RECORD LIST:
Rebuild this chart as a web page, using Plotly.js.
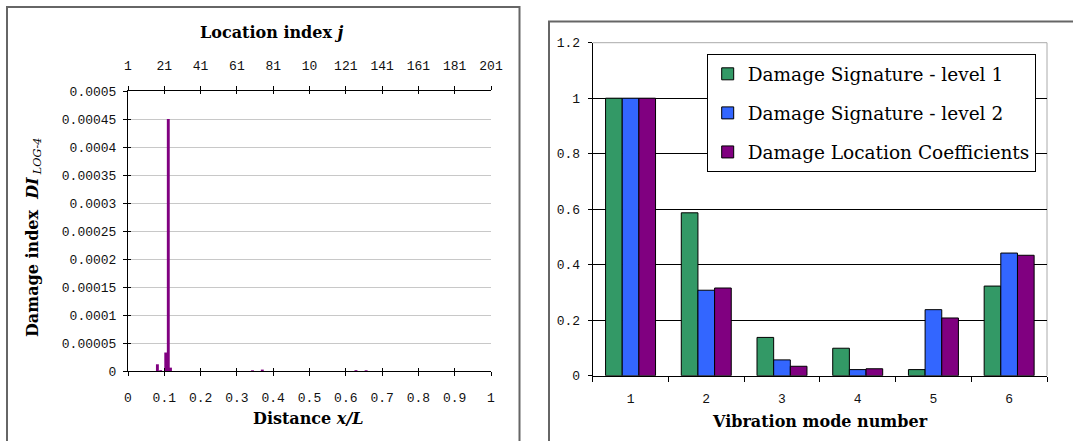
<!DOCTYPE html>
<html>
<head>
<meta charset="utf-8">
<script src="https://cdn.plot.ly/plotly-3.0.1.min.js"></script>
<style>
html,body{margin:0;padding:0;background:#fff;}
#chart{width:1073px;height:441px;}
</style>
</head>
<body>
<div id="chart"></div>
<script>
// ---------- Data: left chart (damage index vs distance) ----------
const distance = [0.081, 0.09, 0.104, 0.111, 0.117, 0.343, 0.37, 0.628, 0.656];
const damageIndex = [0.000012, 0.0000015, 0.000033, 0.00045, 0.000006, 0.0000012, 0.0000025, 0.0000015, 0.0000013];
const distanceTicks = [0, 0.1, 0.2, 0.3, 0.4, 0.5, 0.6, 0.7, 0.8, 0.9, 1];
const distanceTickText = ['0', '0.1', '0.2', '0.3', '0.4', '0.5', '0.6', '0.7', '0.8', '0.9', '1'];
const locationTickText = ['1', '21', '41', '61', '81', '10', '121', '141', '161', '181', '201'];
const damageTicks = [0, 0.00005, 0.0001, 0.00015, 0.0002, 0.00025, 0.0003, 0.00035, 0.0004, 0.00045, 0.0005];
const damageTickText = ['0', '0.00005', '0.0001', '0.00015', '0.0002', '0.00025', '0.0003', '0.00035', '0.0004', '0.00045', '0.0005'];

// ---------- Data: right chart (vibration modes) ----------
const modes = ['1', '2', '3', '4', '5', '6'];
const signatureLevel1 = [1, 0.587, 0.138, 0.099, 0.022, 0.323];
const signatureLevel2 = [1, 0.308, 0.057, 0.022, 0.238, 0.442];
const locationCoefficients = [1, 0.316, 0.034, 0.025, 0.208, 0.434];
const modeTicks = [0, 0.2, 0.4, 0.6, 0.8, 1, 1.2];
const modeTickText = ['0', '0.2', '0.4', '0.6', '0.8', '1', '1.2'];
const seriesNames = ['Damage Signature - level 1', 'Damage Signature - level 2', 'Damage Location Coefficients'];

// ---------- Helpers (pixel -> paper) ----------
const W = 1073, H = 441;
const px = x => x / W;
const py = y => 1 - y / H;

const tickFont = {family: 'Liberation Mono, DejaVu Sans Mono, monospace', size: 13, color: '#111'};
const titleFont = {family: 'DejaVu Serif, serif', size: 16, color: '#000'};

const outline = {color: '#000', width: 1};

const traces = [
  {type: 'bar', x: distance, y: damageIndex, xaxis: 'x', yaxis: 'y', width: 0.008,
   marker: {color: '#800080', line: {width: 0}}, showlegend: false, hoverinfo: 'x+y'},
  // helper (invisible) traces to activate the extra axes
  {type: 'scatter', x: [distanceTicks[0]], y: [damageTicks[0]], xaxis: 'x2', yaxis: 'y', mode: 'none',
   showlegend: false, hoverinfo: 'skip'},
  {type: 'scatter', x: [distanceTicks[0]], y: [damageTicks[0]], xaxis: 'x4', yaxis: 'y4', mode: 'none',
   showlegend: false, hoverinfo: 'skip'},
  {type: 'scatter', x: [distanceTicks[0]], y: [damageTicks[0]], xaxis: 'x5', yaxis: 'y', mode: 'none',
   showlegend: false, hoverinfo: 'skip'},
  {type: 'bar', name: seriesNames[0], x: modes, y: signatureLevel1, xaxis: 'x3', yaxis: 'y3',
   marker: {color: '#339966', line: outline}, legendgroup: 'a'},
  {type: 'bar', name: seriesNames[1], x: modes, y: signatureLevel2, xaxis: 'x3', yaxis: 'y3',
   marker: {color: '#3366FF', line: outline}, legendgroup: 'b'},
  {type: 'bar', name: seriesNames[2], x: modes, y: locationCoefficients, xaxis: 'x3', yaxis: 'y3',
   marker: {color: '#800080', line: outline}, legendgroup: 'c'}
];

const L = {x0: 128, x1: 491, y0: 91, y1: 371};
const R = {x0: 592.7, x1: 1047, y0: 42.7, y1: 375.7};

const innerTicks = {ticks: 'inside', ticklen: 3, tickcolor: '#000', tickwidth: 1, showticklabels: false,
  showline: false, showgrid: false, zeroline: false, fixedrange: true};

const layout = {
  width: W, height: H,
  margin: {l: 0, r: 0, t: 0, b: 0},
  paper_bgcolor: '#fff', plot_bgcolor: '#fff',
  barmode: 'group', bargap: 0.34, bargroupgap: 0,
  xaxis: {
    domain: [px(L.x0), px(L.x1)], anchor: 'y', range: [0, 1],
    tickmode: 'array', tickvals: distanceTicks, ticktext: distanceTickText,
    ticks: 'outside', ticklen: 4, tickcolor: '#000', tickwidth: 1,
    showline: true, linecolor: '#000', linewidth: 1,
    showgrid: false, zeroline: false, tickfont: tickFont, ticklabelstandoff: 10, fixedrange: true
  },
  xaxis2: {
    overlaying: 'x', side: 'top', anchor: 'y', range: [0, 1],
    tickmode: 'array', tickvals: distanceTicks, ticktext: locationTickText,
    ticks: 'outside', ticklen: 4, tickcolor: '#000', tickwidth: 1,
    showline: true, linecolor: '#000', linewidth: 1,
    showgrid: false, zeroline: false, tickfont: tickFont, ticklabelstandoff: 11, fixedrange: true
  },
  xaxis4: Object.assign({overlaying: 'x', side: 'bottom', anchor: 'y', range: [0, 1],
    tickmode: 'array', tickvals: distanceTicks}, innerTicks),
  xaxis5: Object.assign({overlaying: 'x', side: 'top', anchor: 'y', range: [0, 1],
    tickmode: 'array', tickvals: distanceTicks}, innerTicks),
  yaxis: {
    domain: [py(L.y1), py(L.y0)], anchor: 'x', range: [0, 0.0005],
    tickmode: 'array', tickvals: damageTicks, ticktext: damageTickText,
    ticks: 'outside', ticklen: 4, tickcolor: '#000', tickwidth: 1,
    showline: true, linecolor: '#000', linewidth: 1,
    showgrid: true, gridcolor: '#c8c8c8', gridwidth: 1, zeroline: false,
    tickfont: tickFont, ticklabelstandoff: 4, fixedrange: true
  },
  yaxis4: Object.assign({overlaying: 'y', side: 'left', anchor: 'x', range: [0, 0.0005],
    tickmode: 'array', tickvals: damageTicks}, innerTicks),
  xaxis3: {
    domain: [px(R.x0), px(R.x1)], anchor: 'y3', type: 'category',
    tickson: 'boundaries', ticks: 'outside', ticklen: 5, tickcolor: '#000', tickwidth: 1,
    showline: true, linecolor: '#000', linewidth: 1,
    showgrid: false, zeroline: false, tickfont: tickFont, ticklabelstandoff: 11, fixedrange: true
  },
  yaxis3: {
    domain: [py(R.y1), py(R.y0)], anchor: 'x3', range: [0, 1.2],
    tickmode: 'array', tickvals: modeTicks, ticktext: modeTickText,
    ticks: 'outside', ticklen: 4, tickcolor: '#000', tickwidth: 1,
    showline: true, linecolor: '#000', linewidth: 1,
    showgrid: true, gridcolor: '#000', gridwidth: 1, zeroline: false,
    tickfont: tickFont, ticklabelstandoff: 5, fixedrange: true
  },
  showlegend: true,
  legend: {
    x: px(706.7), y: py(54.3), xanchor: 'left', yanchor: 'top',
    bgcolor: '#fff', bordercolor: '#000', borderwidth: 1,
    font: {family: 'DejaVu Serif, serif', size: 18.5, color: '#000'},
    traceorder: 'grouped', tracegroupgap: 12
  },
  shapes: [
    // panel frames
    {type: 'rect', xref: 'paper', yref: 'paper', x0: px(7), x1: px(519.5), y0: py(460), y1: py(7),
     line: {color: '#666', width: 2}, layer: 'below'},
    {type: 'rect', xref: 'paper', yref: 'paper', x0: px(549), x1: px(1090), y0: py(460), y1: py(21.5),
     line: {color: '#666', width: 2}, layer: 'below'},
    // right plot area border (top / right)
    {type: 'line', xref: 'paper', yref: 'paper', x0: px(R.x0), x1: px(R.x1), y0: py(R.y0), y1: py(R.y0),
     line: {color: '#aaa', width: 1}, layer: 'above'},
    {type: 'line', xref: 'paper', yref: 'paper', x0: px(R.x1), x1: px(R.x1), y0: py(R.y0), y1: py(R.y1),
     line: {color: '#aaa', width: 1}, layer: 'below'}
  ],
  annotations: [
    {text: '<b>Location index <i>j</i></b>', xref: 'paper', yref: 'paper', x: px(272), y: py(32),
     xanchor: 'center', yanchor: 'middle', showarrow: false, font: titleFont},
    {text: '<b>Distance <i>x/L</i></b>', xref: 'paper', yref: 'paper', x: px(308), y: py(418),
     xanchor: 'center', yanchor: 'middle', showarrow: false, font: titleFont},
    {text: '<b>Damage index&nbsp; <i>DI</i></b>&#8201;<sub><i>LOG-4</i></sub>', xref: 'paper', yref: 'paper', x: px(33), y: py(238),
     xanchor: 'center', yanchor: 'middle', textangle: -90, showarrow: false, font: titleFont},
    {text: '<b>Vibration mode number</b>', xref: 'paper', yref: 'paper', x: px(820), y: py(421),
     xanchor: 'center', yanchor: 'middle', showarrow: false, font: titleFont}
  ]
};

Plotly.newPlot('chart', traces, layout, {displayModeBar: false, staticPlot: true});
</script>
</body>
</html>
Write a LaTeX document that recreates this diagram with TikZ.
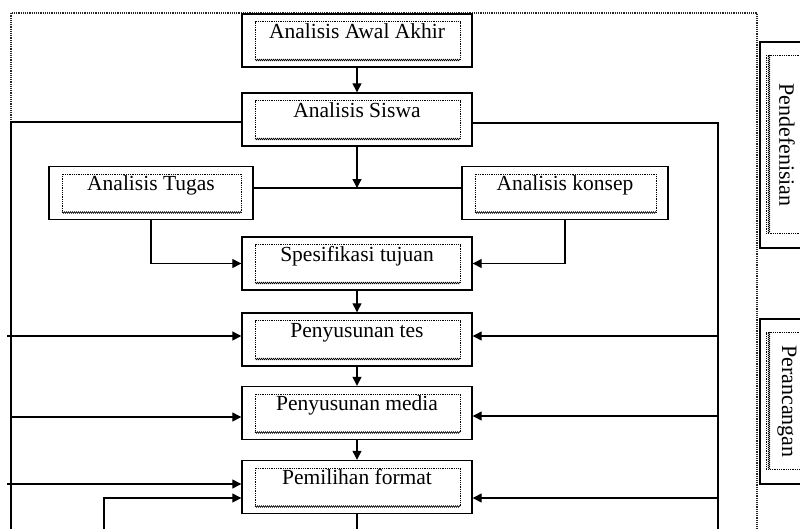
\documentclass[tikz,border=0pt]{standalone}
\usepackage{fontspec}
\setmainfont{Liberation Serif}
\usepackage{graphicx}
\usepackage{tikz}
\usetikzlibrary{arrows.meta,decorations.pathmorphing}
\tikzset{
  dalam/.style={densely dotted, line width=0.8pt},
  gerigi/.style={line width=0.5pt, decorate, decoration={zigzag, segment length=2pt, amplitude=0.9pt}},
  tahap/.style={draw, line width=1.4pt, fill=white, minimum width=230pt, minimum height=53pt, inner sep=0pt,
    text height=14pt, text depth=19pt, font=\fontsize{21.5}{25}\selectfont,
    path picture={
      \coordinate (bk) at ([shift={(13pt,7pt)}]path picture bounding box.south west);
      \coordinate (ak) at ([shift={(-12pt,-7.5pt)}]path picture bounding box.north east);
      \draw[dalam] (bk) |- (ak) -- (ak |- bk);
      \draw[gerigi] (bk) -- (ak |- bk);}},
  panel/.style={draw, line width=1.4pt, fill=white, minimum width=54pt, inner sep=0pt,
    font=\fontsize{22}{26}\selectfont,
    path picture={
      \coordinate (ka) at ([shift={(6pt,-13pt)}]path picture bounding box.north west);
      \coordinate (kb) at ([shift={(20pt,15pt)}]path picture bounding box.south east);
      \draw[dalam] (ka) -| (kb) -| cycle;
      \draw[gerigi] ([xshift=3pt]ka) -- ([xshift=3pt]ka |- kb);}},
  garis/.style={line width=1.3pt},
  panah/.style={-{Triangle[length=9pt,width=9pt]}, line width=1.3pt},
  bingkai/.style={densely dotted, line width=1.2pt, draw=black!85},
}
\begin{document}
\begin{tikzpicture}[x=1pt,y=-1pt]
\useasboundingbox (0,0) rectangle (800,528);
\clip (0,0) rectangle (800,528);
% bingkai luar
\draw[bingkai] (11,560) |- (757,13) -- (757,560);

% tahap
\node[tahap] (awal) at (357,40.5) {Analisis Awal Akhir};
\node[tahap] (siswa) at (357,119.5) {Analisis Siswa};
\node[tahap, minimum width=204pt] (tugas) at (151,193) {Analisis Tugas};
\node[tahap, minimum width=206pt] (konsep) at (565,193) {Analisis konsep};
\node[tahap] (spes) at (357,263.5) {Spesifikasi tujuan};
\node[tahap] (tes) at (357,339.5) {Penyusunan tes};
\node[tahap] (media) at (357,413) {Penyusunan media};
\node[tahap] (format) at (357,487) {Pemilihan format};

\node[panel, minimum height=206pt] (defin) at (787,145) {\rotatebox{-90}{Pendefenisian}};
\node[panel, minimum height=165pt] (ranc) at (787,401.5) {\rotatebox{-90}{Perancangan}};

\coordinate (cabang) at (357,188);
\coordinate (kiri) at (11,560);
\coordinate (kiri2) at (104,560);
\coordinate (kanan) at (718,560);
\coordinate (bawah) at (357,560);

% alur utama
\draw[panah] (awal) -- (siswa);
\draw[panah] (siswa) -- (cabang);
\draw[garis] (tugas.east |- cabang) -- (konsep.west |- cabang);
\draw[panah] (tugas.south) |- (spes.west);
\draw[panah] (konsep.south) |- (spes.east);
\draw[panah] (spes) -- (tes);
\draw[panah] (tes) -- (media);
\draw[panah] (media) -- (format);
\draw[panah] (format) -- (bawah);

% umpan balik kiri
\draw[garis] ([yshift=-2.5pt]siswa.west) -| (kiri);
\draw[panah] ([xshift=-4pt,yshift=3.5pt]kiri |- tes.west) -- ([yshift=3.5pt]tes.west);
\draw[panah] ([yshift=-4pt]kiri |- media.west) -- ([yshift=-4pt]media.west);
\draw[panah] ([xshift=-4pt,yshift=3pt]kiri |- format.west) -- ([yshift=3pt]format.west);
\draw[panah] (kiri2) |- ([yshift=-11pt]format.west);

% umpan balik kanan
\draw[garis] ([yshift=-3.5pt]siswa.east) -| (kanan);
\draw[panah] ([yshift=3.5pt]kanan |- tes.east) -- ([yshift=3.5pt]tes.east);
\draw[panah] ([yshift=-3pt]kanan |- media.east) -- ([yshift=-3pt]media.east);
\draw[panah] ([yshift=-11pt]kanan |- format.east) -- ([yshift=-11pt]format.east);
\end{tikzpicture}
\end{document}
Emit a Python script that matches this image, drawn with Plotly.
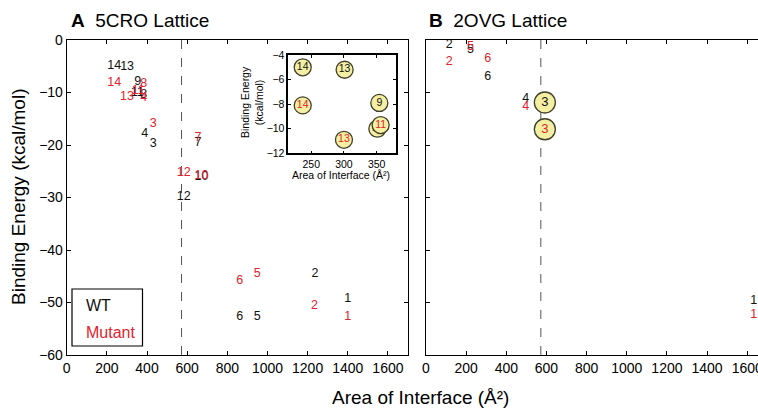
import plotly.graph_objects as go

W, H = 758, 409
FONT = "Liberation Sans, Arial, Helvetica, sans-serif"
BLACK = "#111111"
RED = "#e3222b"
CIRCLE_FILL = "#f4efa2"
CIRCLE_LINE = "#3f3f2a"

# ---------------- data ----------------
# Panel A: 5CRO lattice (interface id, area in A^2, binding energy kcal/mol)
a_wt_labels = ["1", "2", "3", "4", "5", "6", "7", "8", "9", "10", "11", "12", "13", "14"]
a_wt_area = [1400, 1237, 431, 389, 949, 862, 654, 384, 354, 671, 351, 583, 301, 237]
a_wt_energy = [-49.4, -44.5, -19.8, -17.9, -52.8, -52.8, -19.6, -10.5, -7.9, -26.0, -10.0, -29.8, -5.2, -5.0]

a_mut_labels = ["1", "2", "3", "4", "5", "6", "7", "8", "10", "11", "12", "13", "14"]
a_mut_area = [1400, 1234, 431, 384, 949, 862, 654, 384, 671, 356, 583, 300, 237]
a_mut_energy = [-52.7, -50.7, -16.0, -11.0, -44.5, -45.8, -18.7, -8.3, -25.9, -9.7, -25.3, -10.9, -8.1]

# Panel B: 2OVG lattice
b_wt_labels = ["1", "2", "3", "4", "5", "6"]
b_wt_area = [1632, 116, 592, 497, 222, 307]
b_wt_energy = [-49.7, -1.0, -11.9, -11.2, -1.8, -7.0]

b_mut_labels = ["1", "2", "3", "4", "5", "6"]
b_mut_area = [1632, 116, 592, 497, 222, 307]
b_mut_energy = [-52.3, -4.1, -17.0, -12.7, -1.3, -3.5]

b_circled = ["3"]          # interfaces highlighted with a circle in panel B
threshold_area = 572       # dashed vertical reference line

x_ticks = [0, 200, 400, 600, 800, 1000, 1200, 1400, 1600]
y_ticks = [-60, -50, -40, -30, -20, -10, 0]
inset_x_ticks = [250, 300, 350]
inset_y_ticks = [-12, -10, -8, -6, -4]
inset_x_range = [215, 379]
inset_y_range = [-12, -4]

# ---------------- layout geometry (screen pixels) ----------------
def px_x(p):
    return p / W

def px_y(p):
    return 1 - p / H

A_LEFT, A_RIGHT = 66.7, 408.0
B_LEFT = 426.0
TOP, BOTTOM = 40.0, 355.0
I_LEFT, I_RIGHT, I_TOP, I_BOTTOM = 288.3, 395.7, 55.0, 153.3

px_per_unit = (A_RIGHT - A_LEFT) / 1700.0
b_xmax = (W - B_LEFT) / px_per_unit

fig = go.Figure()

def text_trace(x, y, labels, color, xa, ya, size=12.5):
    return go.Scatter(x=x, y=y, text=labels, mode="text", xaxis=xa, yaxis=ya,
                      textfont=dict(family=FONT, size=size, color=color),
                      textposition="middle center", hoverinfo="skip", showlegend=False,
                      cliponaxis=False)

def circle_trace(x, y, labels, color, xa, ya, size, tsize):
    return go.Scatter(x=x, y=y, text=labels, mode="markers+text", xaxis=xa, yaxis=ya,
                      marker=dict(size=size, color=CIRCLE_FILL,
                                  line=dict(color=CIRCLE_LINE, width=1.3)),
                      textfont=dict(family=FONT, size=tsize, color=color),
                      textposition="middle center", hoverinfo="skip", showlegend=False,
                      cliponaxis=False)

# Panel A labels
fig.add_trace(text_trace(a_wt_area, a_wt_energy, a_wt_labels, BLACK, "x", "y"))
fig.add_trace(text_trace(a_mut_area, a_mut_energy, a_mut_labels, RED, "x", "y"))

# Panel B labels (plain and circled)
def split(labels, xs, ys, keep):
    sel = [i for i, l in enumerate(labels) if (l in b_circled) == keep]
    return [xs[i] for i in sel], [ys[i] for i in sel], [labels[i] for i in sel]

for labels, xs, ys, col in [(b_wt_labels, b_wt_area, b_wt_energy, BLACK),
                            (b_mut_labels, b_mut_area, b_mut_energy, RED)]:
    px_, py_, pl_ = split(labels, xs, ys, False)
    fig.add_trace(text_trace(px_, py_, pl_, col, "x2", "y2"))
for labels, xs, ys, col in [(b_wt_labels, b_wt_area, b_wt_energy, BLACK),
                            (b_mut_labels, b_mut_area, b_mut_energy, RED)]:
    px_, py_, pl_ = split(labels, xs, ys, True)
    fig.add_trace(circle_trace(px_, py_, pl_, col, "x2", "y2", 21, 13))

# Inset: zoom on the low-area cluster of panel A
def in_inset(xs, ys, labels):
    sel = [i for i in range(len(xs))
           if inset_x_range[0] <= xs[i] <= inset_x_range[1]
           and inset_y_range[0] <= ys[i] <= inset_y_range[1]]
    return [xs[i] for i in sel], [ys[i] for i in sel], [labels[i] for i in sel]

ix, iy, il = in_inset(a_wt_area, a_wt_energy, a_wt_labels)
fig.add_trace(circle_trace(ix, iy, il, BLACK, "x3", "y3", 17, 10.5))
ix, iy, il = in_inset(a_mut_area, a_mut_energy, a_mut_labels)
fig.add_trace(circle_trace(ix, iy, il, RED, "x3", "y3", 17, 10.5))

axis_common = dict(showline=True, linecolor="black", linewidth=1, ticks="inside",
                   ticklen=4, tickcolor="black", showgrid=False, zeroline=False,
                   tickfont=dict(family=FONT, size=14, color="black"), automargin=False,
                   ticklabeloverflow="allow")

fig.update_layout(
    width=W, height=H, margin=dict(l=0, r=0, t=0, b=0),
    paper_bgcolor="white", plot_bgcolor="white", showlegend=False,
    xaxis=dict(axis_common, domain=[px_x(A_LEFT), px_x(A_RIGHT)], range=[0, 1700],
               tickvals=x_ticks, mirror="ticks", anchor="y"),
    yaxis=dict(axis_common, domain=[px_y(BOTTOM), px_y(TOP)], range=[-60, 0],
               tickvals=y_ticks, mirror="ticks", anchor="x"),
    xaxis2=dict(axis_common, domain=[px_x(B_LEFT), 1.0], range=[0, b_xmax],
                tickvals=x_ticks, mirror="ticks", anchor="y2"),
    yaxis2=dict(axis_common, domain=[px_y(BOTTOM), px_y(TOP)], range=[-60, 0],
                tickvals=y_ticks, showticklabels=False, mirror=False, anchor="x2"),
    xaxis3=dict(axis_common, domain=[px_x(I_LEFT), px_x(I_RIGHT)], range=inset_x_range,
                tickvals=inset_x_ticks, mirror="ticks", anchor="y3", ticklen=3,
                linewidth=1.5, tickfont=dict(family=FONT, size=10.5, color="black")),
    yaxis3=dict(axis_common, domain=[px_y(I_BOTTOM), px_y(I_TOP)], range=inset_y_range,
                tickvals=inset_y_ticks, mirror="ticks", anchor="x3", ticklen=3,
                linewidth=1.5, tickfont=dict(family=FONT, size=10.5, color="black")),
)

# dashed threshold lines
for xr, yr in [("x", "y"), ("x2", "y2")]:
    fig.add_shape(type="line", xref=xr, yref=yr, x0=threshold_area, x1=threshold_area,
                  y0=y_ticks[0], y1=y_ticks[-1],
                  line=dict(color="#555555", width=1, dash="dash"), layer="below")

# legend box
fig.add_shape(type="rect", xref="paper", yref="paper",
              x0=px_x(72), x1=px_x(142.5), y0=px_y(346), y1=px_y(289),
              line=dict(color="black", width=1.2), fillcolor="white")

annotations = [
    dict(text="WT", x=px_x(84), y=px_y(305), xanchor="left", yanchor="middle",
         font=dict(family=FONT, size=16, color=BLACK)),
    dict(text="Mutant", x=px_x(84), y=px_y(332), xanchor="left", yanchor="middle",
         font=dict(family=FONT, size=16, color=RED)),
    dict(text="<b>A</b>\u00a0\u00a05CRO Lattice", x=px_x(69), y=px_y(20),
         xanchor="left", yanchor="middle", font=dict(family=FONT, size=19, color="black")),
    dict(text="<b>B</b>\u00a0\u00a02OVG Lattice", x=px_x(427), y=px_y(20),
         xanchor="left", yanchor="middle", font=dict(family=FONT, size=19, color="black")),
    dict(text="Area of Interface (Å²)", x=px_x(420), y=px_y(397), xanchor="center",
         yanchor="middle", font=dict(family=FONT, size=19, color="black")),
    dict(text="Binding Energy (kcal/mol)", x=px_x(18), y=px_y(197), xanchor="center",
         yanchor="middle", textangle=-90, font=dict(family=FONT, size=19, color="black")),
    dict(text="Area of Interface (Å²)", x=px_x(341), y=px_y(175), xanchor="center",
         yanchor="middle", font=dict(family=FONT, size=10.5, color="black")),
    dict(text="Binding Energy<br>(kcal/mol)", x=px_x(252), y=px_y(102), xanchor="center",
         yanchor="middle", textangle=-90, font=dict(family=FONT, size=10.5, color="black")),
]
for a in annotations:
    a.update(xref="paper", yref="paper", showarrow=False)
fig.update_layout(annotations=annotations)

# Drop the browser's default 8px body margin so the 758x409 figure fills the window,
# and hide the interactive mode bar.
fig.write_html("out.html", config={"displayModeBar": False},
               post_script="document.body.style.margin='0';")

GIVEN PROBLEM:
Copy the part that starts at the line with "Emit a Python" and finishes at the line with "-29.8, -5.2, -5.0]", both included, and nothing more. Pictures are left out.

ANSWER TO THIS PROBLEM:
Emit a Python script that matches this image, drawn with Plotly.
import plotly.graph_objects as go

W, H = 758, 409
FONT = "Liberation Sans, Arial, Helvetica, sans-serif"
BLACK = "#111111"
RED = "#e3222b"
CIRCLE_FILL = "#f4efa2"
CIRCLE_LINE = "#3f3f2a"

# ---------------- data ----------------
# Panel A: 5CRO lattice (interface id, area in A^2, binding energy kcal/mol)
a_wt_labels = ["1", "2", "3", "4", "5", "6", "7", "8", "9", "10", "11", "12", "13", "14"]
a_wt_area = [1400, 1237, 431, 389, 949, 862, 654, 384, 354, 671, 351, 583, 301, 237]
a_wt_energy = [-49.4, -44.5, -19.8, -17.9, -52.8, -52.8, -19.6, -10.5, -7.9, -26.0, -10.0, -29.8, -5.2, -5.0]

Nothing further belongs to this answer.